A little commentary about the beliefs I laid out:
The first belief establishes what a community should be about (and what it should not be about). We want to support a wide array of communities, but not ones whose beliefs are fascist / racist / trans/homophobic / misogynist etc. This was the most succinct way I could find to summarize the problem with those beliefs — they create artificial divisions based on innate qualities and restrict personal choice.
The second is about how power structures influence everything we do. A major shortcoming I see in software today is the default of a top-down hierarchy being the only way permissions etc work, which is mimicking authoritarian power and influences how people self-organize. DEIA is the antithesis of that, and a guide on how to move past that legacy.
The third is an idea I've been considering in many contexts — work, community, friendships. Trust is the core fabric of any group, and there's no shortcut to it. So, the idea we can fully automate a community into existence with AI or similar tools isn't just doomed to failure, it's missing the point entirely.
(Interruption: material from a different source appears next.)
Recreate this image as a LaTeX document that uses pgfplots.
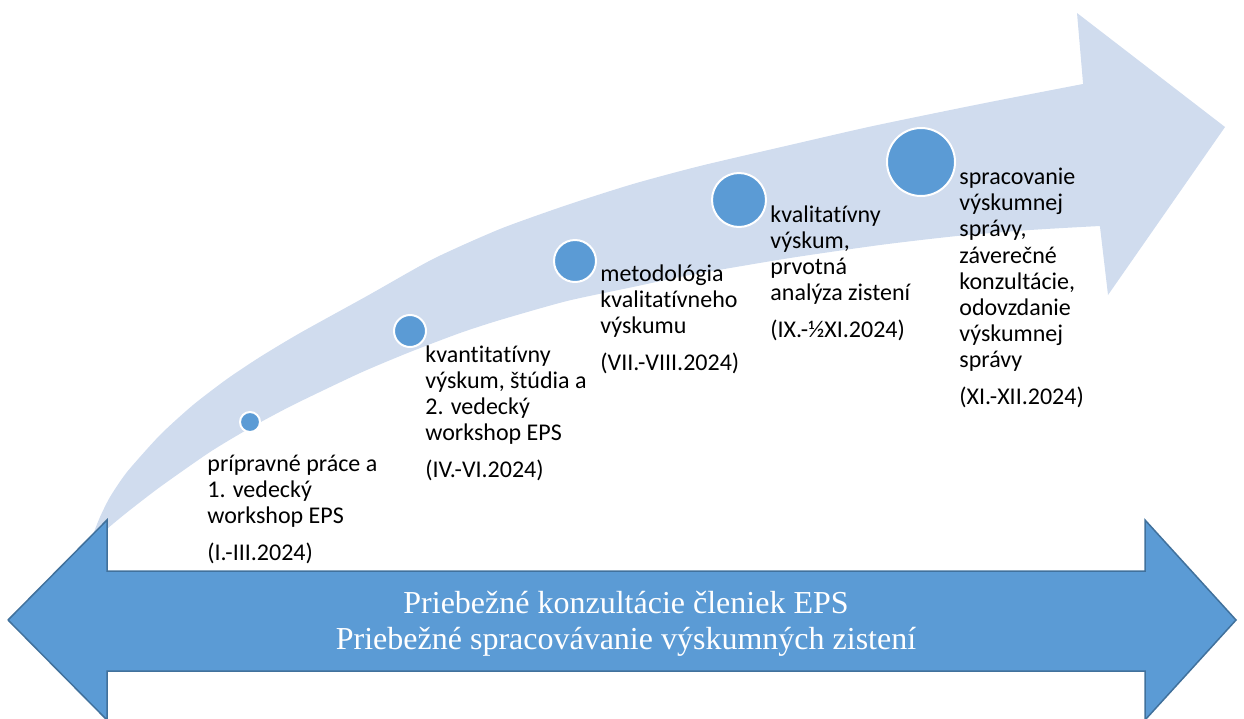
\documentclass[border=0pt]{standalone}
\usepackage{fontspec}
\setmainfont{Carlito}[Ligatures=NoCommon]
\newfontfamily\serif{Liberation Serif}
\usepackage{pgfplots}
\pgfplotsset{compat=1.18}
\definecolor{band}{RGB}{208,220,238}
\definecolor{stepblue}{RGB}{91,155,213}
\definecolor{edgeblue}{RGB}{65,113,156}
% anchor is the baseline of the last line (the date)
\tikzset{lbl/.style={font=\fontsize{12}{13.1}\selectfont, align=left, anchor=base west, inner sep=0pt}}

\begin{document}
\begin{tikzpicture}
\begin{axis}[
  width=622pt, height=359pt, scale only axis,
  xmin=0, xmax=1244, ymin=0, ymax=718,
  y dir=reverse,
  hide axis
]
\path (rel axis cs:0,0) rectangle (rel axis cs:1,1);

% curved arrow, shaft (pixel coordinates, y down)
\addplot[fill=band, draw=none, smooth, tension=0.4] coordinates {
  (82,588) (85,562) (88,546) (92,537) (100,517) (110,497) (127,472)
  (160,435) (193,405) (227,379) (260,357) (300,333) (367,296) (433,259)
  (500,229) (567,205) (633,184) (700,166) (790,145) (873,126) (980,104)
  (1083,84) (1112,79) (1112,150) (1112,226) (1100,226)
  (1030,230) (957,236) (880,245) (790,258) (690,275) (633,287) (567,301)
  (500,320) (460,333) (410,352) (360,373) (293,405) (250,428) (210,452)
  (160,487) (125,514) (103,533) (94,550) (87,570) (82,588)
};
% curved arrow, head
\addplot[fill=band, draw=none] coordinates {
  (1083,83) (1077,13) (1225,127) (1108,295) (1100,227) (1083,83)
};

% milestones
\addplot[scatter, only marks, mark=*, line width=1pt,
  scatter/use mapped color={draw=white, fill=stepblue},
  visualization depends on={\thisrow{r} \as \rad},
  scatter/@pre marker code/.append style={/tikz/mark size=\rad}]
  table {
x y r
250 422 5
410 331 8
575 261 10.5
739 200 13.5
921 162 17
};

% double arrow
\addplot[fill=stepblue, draw=edgeblue, line width=0.75pt] coordinates {
  (8,620) (107,520) (107,571) (1145,571) (1145,520) (1236,620)
  (1145,720) (1145,671) (107,671) (107,720) (8,620)
};

\node[lbl] at (axis cs:207,560) {prípravné práce a\\1. vedecký\\workshop EPS\\[5pt](I.-III.2024)};
\node[lbl] at (axis cs:425,477) {kvantitatívny\\výskum, štúdia a\\2. vedecký\\workshop EPS\\[5pt](IV.-VI.2024)};
\node[lbl] at (axis cs:600,370) {metodológia\\kvalitatívneho\\výskumu\\[5pt](VII.-VIII.2024)};
\node[lbl] at (axis cs:770,337) {kvalitatívny\\výskum,\\prvotná\\analýza zistení\\[5pt](IX.-½XI.2024)};
\node[lbl] at (axis cs:959,404) {spracovanie\\výskumnej\\správy,\\záverečné\\konzultácie,\\odovzdanie\\výskumnej\\správy\\[5pt](XI.-XII.2024)};

\node[anchor=center, align=center, text=white, font=\serif\fontsize{16}{18}\selectfont] at (axis cs:626,624)
  {Priebežné konzultácie členiek EPS\\Priebežné spracovávanie výskumných zistení};
\end{axis}
\end{tikzpicture}
\end{document}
Fourth is a hard lesson I learned from managing Vanilla Forums for so long and being embedded in the WordPress ecosystem. Community management is its own skill, and the overlap between that skillset and product/programming skills is incredibly narrow. We need to build a system that stands on its own and collaborate on a core feature set that cleverly solves many uses without creating an overly complex plugin soup system that breaks in unexpected ways. It's much harder to gain traction this way, but I now believe a plugin system limits your upside & cripples sustainability after you do.
Finally, we're Web-based software first and foremost, and we need to lean into open standards & privacy. Everything I have done to the contrary in my career (Facebook Login, Google Analytics, myriad vendor API integrations, platforms with no migration path away, and so on) I've eventually come to regret. Let's put a stake in the ground and say "do it this way" so we're clear about that risk.
Now let's do the mission!
Agorakit offers...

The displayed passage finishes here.